Jauregui argues that the ex post facto clause of the federal Constitution prohibits Congress from imposing the "punishment" of deportation by removing the availability of JRADs retroactively. This argument must fail in light of the Supreme Court's determination that the ex post facto clause does not apply to deportation proceedings. Galvan v. Press, 347 U.S. 522, 531 (1952) ("whatever might have been said at an earlier date for applying the ex post facto clause, it has been the unbroken rule of this Court that it has no application to deportation").
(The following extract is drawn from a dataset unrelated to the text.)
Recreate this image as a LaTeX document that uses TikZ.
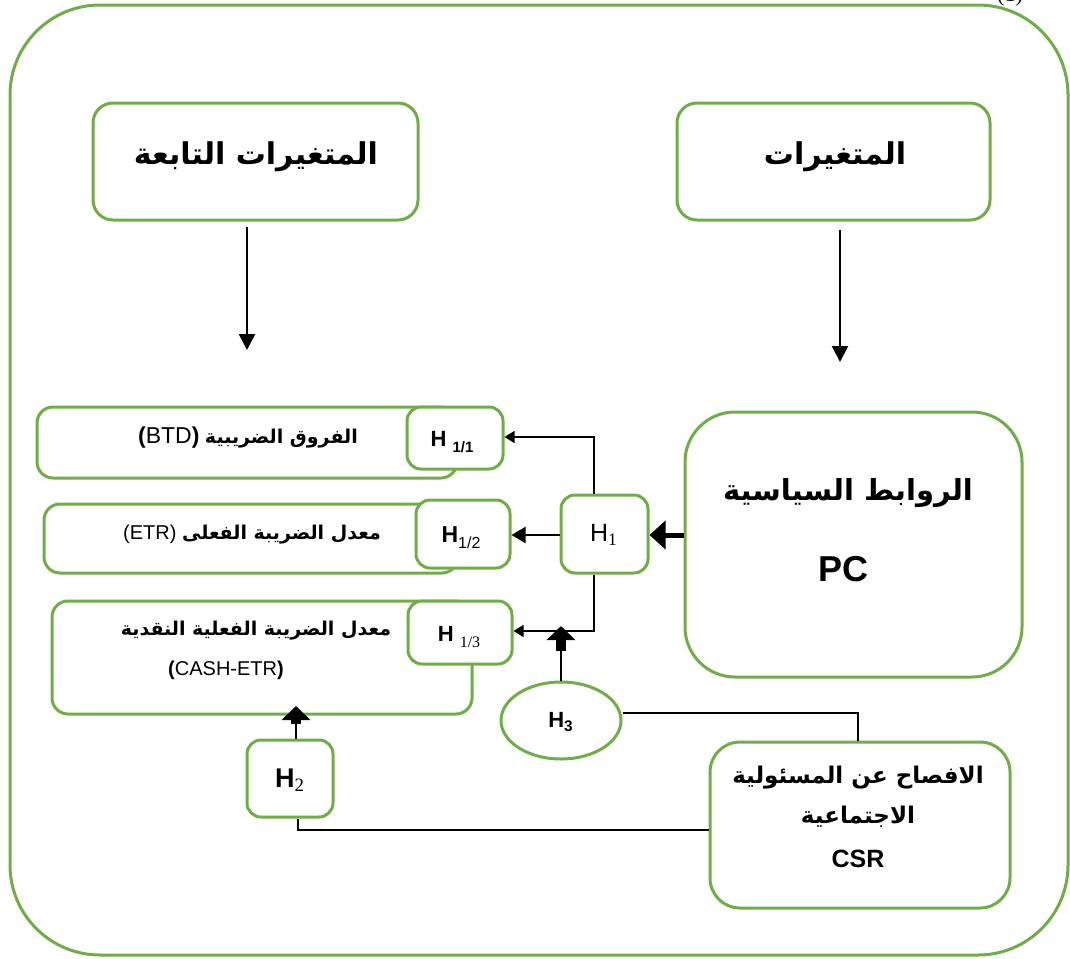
\documentclass[tikz,border=0pt]{standalone}
\usepackage{fontspec}
\setmainfont{Liberation Sans}
\newfontfamily\ar[Script=Arabic]{DejaVu Sans}
\newfontfamily\tms{Liberation Serif}
\TeXXeTstate=1
\usetikzlibrary{arrows.meta,shapes.geometric}
\definecolor{grn}{RGB}{112,173,71}
\begin{document}
\begin{tikzpicture}[x=0.5pt,y=-0.5pt,
  gbox/.style={draw=grn, line width=1.5pt, rounded corners=#1, inner sep=0pt, fill=white},
  gbox/.default=6pt,
  thin/.style={draw=black, line width=0.7pt},
  downarr/.style={draw=black, line width=1.3pt, -{Triangle[width=8pt,length=8pt]}},
  smallarr/.style={draw=black, line width=0.7pt, -{Triangle[width=6pt,length=5pt]}},
  midarr/.style={draw=black, line width=1pt, -{Triangle[width=8pt,length=7pt]}},
  blockarr/.style={draw=black, line width=5pt, -{Triangle[width=14pt,length=7pt]}},
  artxt/.style={font=\ar\bfseries\fontsize{#1}{18}\selectfont, inner sep=0pt, align=center},
]
\useasboundingbox (0,0) rectangle (1070,958);

% outer frame
\node[draw=grn, line width=1.5pt, rounded corners=45pt, minimum width=529pt, minimum height=475pt, inner sep=0pt] (frame) at (539,480) {};
\node[font=\tms\fontsize{11}{13}\selectfont, inner sep=0pt] (fig) at (1010,-4) {(1)};

% top boxes
\node[gbox=10pt, minimum width=162.5pt, minimum height=58.5pt] (dep) at (255.5,161.5) {};
\node[artxt=15] (depT) at (256,157) {\beginR المتغيرات التابعة\endR};
\node[gbox=10pt, minimum width=156.5pt, minimum height=58.5pt] (ind) at (833.5,161.5) {};
\node[artxt=15] (indT) at (835,157) {\beginR المتغيرات\endR};

\coordinate (a1) at (247,350);
\coordinate (a2) at (840,362);
\draw[downarr] ([yshift=-2.5pt]dep.south -| a1) -- (a1);
\draw[downarr] ([yshift=-4pt]ind.south -| a2) -- (a2);

% PC box
\node[gbox=25pt, minimum width=168.5pt, minimum height=132.5pt] (pc) at (853.5,544.5) {};
\node[artxt=14.5] (pcT) at (848,493) {\beginR الروابط السياسية\endR};
\node[font=\bfseries\fontsize{18}{20}\selectfont, inner sep=0pt] (pcL) at (843,569) {PC};

% H1
\node[gbox=7pt, minimum width=43.5pt, minimum height=39pt] (h1) at (604.5,534) {};
\node[font=\fontsize{12.5}{14}\selectfont, inner sep=0pt] (h1T) at (604,535) {H\textsubscript{\tms 1}};

% dependent variable boxes
\node[gbox=8pt, minimum width=210pt, minimum height=35.5pt] (btd) at (247,442.5) {};
\node[gbox=7pt, minimum width=48pt, minimum height=31pt] (h11) at (455,438) {};
\node[inner sep=0pt] (btdT) at (248,438) {{\bfseries\fontsize{11.5}{13}\selectfont(}{\fontsize{11.5}{13}\selectfont BTD}{\bfseries\fontsize{11.5}{13}\selectfont)}\ {\ar\bfseries\fontsize{9.5}{12}\selectfont\beginR الفروق الضريبية\endR}};
\node[font=\bfseries\fontsize{11}{13}\selectfont, inner sep=0pt] (h11T) at (452,442) {H {\fontsize{7.5}{9}\selectfont\raisebox{-3pt}{1/1}}};

\node[gbox=8pt, minimum width=207pt, minimum height=34.5pt] (etr) at (251,538.5) {};
\node[gbox=7pt, minimum width=47pt, minimum height=34pt] (h12) at (463,534) {};
\node[inner sep=0pt] (etrT) at (252,535) {{\fontsize{10}{12}\selectfont(ETR)}\ {\ar\bfseries\fontsize{9.5}{12}\selectfont\beginR معدل الضريبة الفعلى\endR}};
\node[font=\bfseries\fontsize{11.5}{13}\selectfont, inner sep=0pt] (h12T) at (461,538) {H{\mdseries\fontsize{8}{9}\selectfont\raisebox{-3pt}{1/2}}};

\node[gbox=8pt, minimum width=210pt, minimum height=56.5pt] (cash) at (262,657.5) {};
\node[gbox=7pt, minimum width=52pt, minimum height=31.5pt] (h13) at (460,632.5) {};
\node[artxt=9.5] (cashT1) at (256,631) {\beginR معدل الضريبة الفعلية النقدية\endR};
\node[inner sep=0pt] (cashT2) at (226,670) {{\bfseries\fontsize{10}{12}\selectfont(}{\fontsize{10}{12}\selectfont CASH-ETR}{\bfseries\fontsize{10}{12}\selectfont)}};
\node[font=\bfseries\fontsize{11}{13}\selectfont, inner sep=0pt] (h13T) at (459,637) {H {\mdseries\tms\fontsize{8}{9}\selectfont\raisebox{-3pt}{1/3}}};

% H3 ellipse
\node[draw=grn, line width=1.5pt, ellipse, minimum width=60pt, minimum height=38.5pt, inner sep=0pt] (h3) at (561,720.5) {};
\node[font=\bfseries\fontsize{11}{13}\selectfont, inner sep=0pt] (h3T) at (561,722) {H\textsubscript{3}};

% CSR box
\node[gbox=15pt, minimum width=150pt, minimum height=83pt] (csr) at (860,825) {};
\node[artxt=11.5] (csrT) at (858,797) {\beginR الافصاح عن المسئولية\endR\\[2pt]\beginR الاجتماعية\endR};
\node[font=\bfseries\fontsize{12.5}{14}\selectfont, inner sep=0pt] (csrL) at (858,859) {CSR};

% H2
\node[gbox=7pt, minimum width=43pt, minimum height=38.5pt] (h2) at (290,778.5) {};
\node[font=\bfseries\fontsize{13.5}{15}\selectfont, inner sep=0pt] (h2T) at (290,780) {H\textsubscript{\mdseries\tms 2}};

% connectors
\coordinate (pcin) at (684,535);
\draw[draw=black, line width=2.5pt, -{Triangle[width=14pt,length=8pt]}] (pc.west |- pcin) -- (h1.east |- pcin);
\draw[midarr] (h1.west |- pcin) -- (h12.east |- pcin);

\coordinate (k1) at (594,437);
\draw[smallarr] (h1.north -| k1) -- (k1) -- (h11.east |- k1);
\coordinate (k2) at (594,631);
\draw[smallarr] (h1.south -| k2) -- (k2) -- (h13.east |- k2);

\coordinate (u3) at (561,651);
\draw[thin, line width=0.9pt] (h3.north) -- (u3);
\draw[blockarr] (u3) -- (561,626);

\coordinate (u2) at (296,724);
\draw[thin, line width=0.9pt] (h2.north -| u2) -- (u2);
\draw[blockarr] (u2) -- (296,706);

\coordinate (k3) at (858,713);
\draw[thin] (h3.east |- k3) -- (k3) -- (k3 |- csr.north);
\coordinate (k4) at (298,830);
\draw[thin, line width=0.9pt] (h2.south -| k4) -- (k4) -- (csr.west |- k4);
\end{tikzpicture}
\end{document}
Finally, Jauregui alleges that the district court erred in finding that he was a minor rather than a minimal participant. The circumstances of Jauregui's case, however, support the district court's finding that he was a minor rather than minimal participant. Jauregui stipulated in his plea agreement that he was a minor participant in the conspiracy.1 Other evidence--including Jauregui's own admissions--indicates that for approximately two years Jauregui purchased cocaine on a monthly basis from Gisbert, that he sold this cocaine to others, and that he traveled to California in October of 1989 to purchase cocaine for Gisbert. The district court did not err in finding that Jauregui was a minor, rather than a minimal participant in the conspiracy.
This disposition is not appropriate for publication and may not be cited to or by the courts of this circuit except as provided by 9th Cir.R. 36-3
The plea agreement which Jauregui signed states: "The government and defendants ... also agree to the following for the purposes of sentencing: ... 2. That these defendants were minor participants relative to defendant Eduardo Gisbert in the conspiracy, justifying a minor role adjustment (-2) in their offense levels."